Required task:
Extract the whole listing as it stands. Do not include the pictures.

'''

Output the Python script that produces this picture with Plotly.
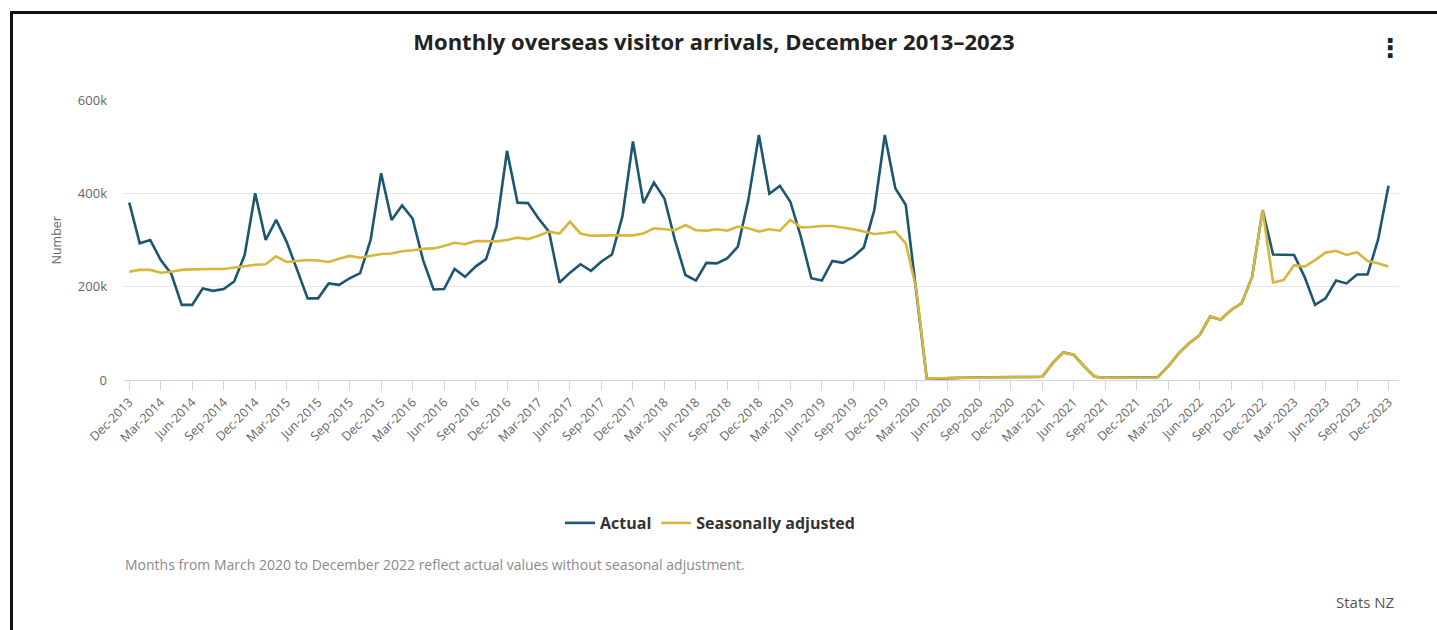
import pandas as pd
import plotly.graph_objects as go

# ---------------- data (thousands) ----------------
months = pd.date_range("2013-12-01", "2023-12-01", freq="MS")
month_labels = [d.strftime("%b-%Y") for d in months]

actual_k = [
    380, 293, 300, 257, 228, 161, 161, 196, 191, 195, 211, 268,
    400, 300, 343, 296, 236, 175, 175, 207, 204, 218, 229, 300,
    443, 343, 374, 346, 257, 194, 195, 238, 221, 243, 259, 329,
    491, 380, 379, 346, 318, 209, 230, 248, 234, 254, 269, 351,
    511, 379, 423, 389, 300, 225, 213, 251, 250, 261, 286, 386,
    525, 399, 416, 382, 307, 218, 213, 255, 251, 264, 284, 364,
    525, 411, 375, 195, 3, 3, 4, 5, 5, 6, 6, 6,
    6, 6, 6, 7, 36, 59, 54, 29, 7, 5, 5, 6,
    6, 6, 6, 29, 57, 79, 96, 136, 129, 150, 164, 221,
    364, 269, 269, 268, 221, 161, 175, 213, 207, 226, 226, 300,
    416,
]

# Seasonally adjusted: Dec 2013 - Feb 2020
seasonal_pre_k = [
    232, 236, 236, 230, 232, 236, 237, 238, 238, 238, 241, 245,
    247, 248, 265, 253, 255, 257, 256, 253, 260, 266, 262, 266,
    270, 271, 276, 278, 281, 282, 287, 294, 291, 298, 298, 297,
    300, 305, 302, 309, 318, 314, 339, 314, 309, 310, 310, 310,
    310, 314, 325, 323, 321, 332, 321, 320, 323, 320, 329, 325,
    318, 323, 320, 343, 327, 328, 330, 330, 327, 323, 318, 313,
    315, 318, 293,
]
# Seasonally adjusted: Jan 2023 - Dec 2023
seasonal_post_k = [209, 214, 246, 243, 257, 273, 277, 268, 274, 255, 250, 243]

# Mar 2020 - Dec 2022 reflect actual values (no seasonal adjustment)
n_pre = len(seasonal_pre_k)
n_post = len(seasonal_post_k)
gap_vals = actual_k[n_pre:len(actual_k) - n_post]
seasonal_k = seasonal_pre_k + gap_vals + seasonal_post_k

actual = [v * 1000 for v in actual_k]
seasonal = [v * 1000 for v in seasonal_k]

y_tick_vals = [0, 200000, 400000, 600000]
y_tick_text = ["0", "200k", "400k", "600k"]

title_text = "Monthly overseas visitor arrivals, December 2013\u20132023"
note_text = "Months from March 2020 to December 2022 reflect actual values without seasonal adjustment."
source_text = "Stats NZ"

# ---------------- layout geometry ----------------
W, H = 1437, 630
L, R, T, B = 124, 38, 100, 250
PW, PH = W - L - R, H - T - B

def px_x(px):
    return (px - L) / PW

def px_y(py):
    return (H - B - py) / PH

x_idx = list(range(len(months)))
tick_idx = x_idx[::3]
tick_txt = month_labels[::3]

BLUE = "#1c5670"
GOLD = "#d6b73c"
FONT = "Open Sans, Lato, sans-serif"

fig = go.Figure()
fig.add_trace(go.Scatter(x=x_idx, y=actual, mode="lines", name="Actual",
                         line=dict(color=BLUE, width=2.6)))
fig.add_trace(go.Scatter(x=x_idx, y=seasonal, mode="lines", name="Seasonally adjusted",
                         line=dict(color=GOLD, width=2.6)))

fig.update_layout(
    width=W, height=H,
    margin=dict(l=L, r=R, t=T, b=B, autoexpand=False),
    paper_bgcolor="white", plot_bgcolor="white",
    font=dict(family=FONT, color="#666"),
    title=dict(text="<b>" + title_text + "</b>", x=714 / W, xanchor="center",
               y=1 - 42 / H, yanchor="middle",
               font=dict(size=22, color="#222", family=FONT)),
    showlegend=True,
    legend=dict(orientation="h", x=px_x(710), xanchor="center", y=px_y(523), yanchor="middle",
                font=dict(size=16, color="#333", family=FONT, weight="bold"),
                itemwidth=30, tracegroupgap=0, bgcolor="rgba(0,0,0,0)"),
    hovermode=False,
)

fig.update_xaxes(
    range=[-0.5, 121.0], tickmode="array", tickvals=tick_idx, ticktext=tick_txt,
    tickangle=-45, ticks="outside", ticklen=9, tickcolor="#ccd6eb", tickwidth=1,
    showline=True, linecolor="#ccd6eb", linewidth=1, showgrid=False, zeroline=False,
    tickfont=dict(size=12.5, color="#666", family=FONT), fixedrange=True,
)
fig.update_yaxes(
    range=[0, 600000], tickmode="array", tickvals=y_tick_vals, ticktext=y_tick_text,
    showgrid=True, gridcolor="#e6e6e6", gridwidth=1, zeroline=False, showline=False,
    ticks="", ticklabelstandoff=16, tickfont=dict(size=13, color="#666", family=FONT),
    fixedrange=True,
)

annotations = [
    dict(text="Number", x=px_x(45), y=px_y(241), xref="paper", yref="paper",
         textangle=-90, showarrow=False, font=dict(size=12.5, color="#666", family=FONT)),
    dict(text=note_text, x=px_x(123), y=px_y(564), xref="paper", yref="paper",
         xanchor="left", yanchor="middle", showarrow=False,
         font=dict(size=14, color="#8a8a8a", family=FONT)),
    dict(text=source_text, x=px_x(1396), y=px_y(602), xref="paper", yref="paper",
         xanchor="right", yanchor="middle", showarrow=False,
         font=dict(size=15, color="#555", family=FONT)),
    dict(text="<b>\u22ee</b>", x=px_x(1390), y=px_y(48), xref="paper", yref="paper",
         xanchor="center", yanchor="middle", showarrow=False,
         font=dict(size=26, color="#222", family="DejaVu Sans")),
]
fig.update_layout(annotations=annotations)

shapes = [
    dict(type="line", xref="paper", yref="paper", x0=px_x(11.5), x1=px_x(11.5),
         y0=px_y(11), y1=px_y(H + 2), line=dict(color="#111", width=3)),
    dict(type="line", xref="paper", yref="paper", x0=px_x(10), x1=px_x(W + 2),
         y0=px_y(12.5), y1=px_y(12.5), line=dict(color="#111", width=3)),
]
fig.update_layout(shapes=shapes)

fig.write_html("out.html", config={"displayModeBar": False})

'''

Output of the task:
Output the Python script that produces this picture with Plotly.
import pandas as pd
import plotly.graph_objects as go

# ---------------- data (thousands) ----------------
months = pd.date_range("2013-12-01", "2023-12-01", freq="MS")
month_labels = [d.strftime("%b-%Y") for d in months]

actual_k = [
    380, 293, 300, 257, 228, 161, 161, 196, 191, 195, 211, 268,
    400, 300, 343, 296, 236, 175, 175, 207, 204, 218, 229, 300,
    443, 343, 374, 346, 257, 194, 195, 238, 221, 243, 259, 329,
    491, 380, 379, 346, 318, 209, 230, 248, 234, 254, 269, 351,
    511, 379, 423, 389, 300, 225, 213, 251, 250, 261, 286, 386,
    525, 399, 416, 382, 307, 218, 213, 255, 251, 264, 284, 364,
    525, 411, 375, 195, 3, 3, 4, 5, 5, 6, 6, 6,
    6, 6, 6, 7, 36, 59, 54, 29, 7, 5, 5, 6,
    6, 6, 6, 29, 57, 79, 96, 136, 129, 150, 164, 221,
    364, 269, 269, 268, 221, 161, 175, 213, 207, 226, 226, 300,
    416,
]

# Seasonally adjusted: Dec 2013 - Feb 2020
seasonal_pre_k = [
    232, 236, 236, 230, 232, 236, 237, 238, 238, 238, 241, 245,
    247, 248, 265, 253, 255, 257, 256, 253, 260, 266, 262, 266,
    270, 271, 276, 278, 281, 282, 287, 294, 291, 298, 298, 297,
    300, 305, 302, 309, 318, 314, 339, 314, 309, 310, 310, 310,
    310, 314, 325, 323, 321, 332, 321, 320, 323, 320, 329, 325,
    318, 323, 320, 343, 327, 328, 330, 330, 327, 323, 318, 313,
    315, 318, 293,
]
# Seasonally adjusted: Jan 2023 - Dec 2023
seasonal_post_k = [209, 214, 246, 243, 257, 273, 277, 268, 274, 255, 250, 243]

# Mar 2020 - Dec 2022 reflect actual values (no seasonal adjustment)
n_pre = len(seasonal_pre_k)
n_post = len(seasonal_post_k)
gap_vals = actual_k[n_pre:len(actual_k) - n_post]
seasonal_k = seasonal_pre_k + gap_vals + seasonal_post_k

actual = [v * 1000 for v in actual_k]
seasonal = [v * 1000 for v in seasonal_k]

y_tick_vals = [0, 200000, 400000, 600000]
y_tick_text = ["0", "200k", "400k", "600k"]

title_text = "Monthly overseas visitor arrivals, December 2013\u20132023"
note_text = "Months from March 2020 to December 2022 reflect actual values without seasonal adjustment."
source_text = "Stats NZ"

# ---------------- layout geometry ----------------
W, H = 1437, 630
L, R, T, B = 124, 38, 100, 250
PW, PH = W - L - R, H - T - B

def px_x(px):
    return (px - L) / PW

def px_y(py):
    return (H - B - py) / PH

x_idx = list(range(len(months)))
tick_idx = x_idx[::3]
tick_txt = month_labels[::3]

BLUE = "#1c5670"
GOLD = "#d6b73c"
FONT = "Open Sans, Lato, sans-serif"

fig = go.Figure()
fig.add_trace(go.Scatter(x=x_idx, y=actual, mode="lines", name="Actual",
                         line=dict(color=BLUE, width=2.6)))
fig.add_trace(go.Scatter(x=x_idx, y=seasonal, mode="lines", name="Seasonally adjusted",
                         line=dict(color=GOLD, width=2.6)))

fig.update_layout(
    width=W, height=H,
    margin=dict(l=L, r=R, t=T, b=B, autoexpand=False),
    paper_bgcolor="white", plot_bgcolor="white",
    font=dict(family=FONT, color="#666"),
    title=dict(text="<b>" + title_text + "</b>", x=714 / W, xanchor="center",
               y=1 - 42 / H, yanchor="middle",
               font=dict(size=22, color="#222", family=FONT)),
    showlegend=True,
    legend=dict(orientation="h", x=px_x(710), xanchor="center", y=px_y(523), yanchor="middle",
                font=dict(size=16, color="#333", family=FONT, weight="bold"),
                itemwidth=30, tracegroupgap=0, bgcolor="rgba(0,0,0,0)"),
    hovermode=False,
)

fig.update_xaxes(
    range=[-0.5, 121.0], tickmode="array", tickvals=tick_idx, ticktext=tick_txt,
    tickangle=-45, ticks="outside", ticklen=9, tickcolor="#ccd6eb", tickwidth=1,
    showline=True, linecolor="#ccd6eb", linewidth=1, showgrid=False, zeroline=False,
    tickfont=dict(size=12.5, color="#666", family=FONT), fixedrange=True,
)
fig.update_yaxes(
    range=[0, 600000], tickmode="array", tickvals=y_tick_vals, ticktext=y_tick_text,
    showgrid=True, gridcolor="#e6e6e6", gridwidth=1, zeroline=False, showline=False,
    ticks="", ticklabelstandoff=16, tickfont=dict(size=13, color="#666", family=FONT),
    fixedrange=True,
)

annotations = [
    dict(text="Number", x=px_x(45), y=px_y(241), xref="paper", yref="paper",
         textangle=-90, showarrow=False, font=dict(size=12.5, color="#666", family=FONT)),
    dict(text=note_text, x=px_x(123), y=px_y(564), xref="paper", yref="paper",
         xanchor="left", yanchor="middle", showarrow=False,
         font=dict(size=14, color="#8a8a8a", family=FONT)),
    dict(text=source_text, x=px_x(1396), y=px_y(602), xref="paper", yref="paper",
         xanchor="right", yanchor="middle", showarrow=False,
         font=dict(size=15, color="#555", family=FONT)),
    dict(text="<b>\u22ee</b>", x=px_x(1390), y=px_y(48), xref="paper", yref="paper",
         xanchor="center", yanchor="middle", showarrow=False,
         font=dict(size=26, color="#222", family="DejaVu Sans")),
]
fig.update_layout(annotations=annotations)

shapes = [
    dict(type="line", xref="paper", yref="paper", x0=px_x(11.5), x1=px_x(11.5),
         y0=px_y(11), y1=px_y(H + 2), line=dict(color="#111", width=3)),
    dict(type="line", xref="paper", yref="paper", x0=px_x(10), x1=px_x(W + 2),
         y0=px_y(12.5), y1=px_y(12.5), line=dict(color="#111", width=3)),
]
fig.update_layout(shapes=shapes)

fig.write_html("out.html", config={"displayModeBar": False})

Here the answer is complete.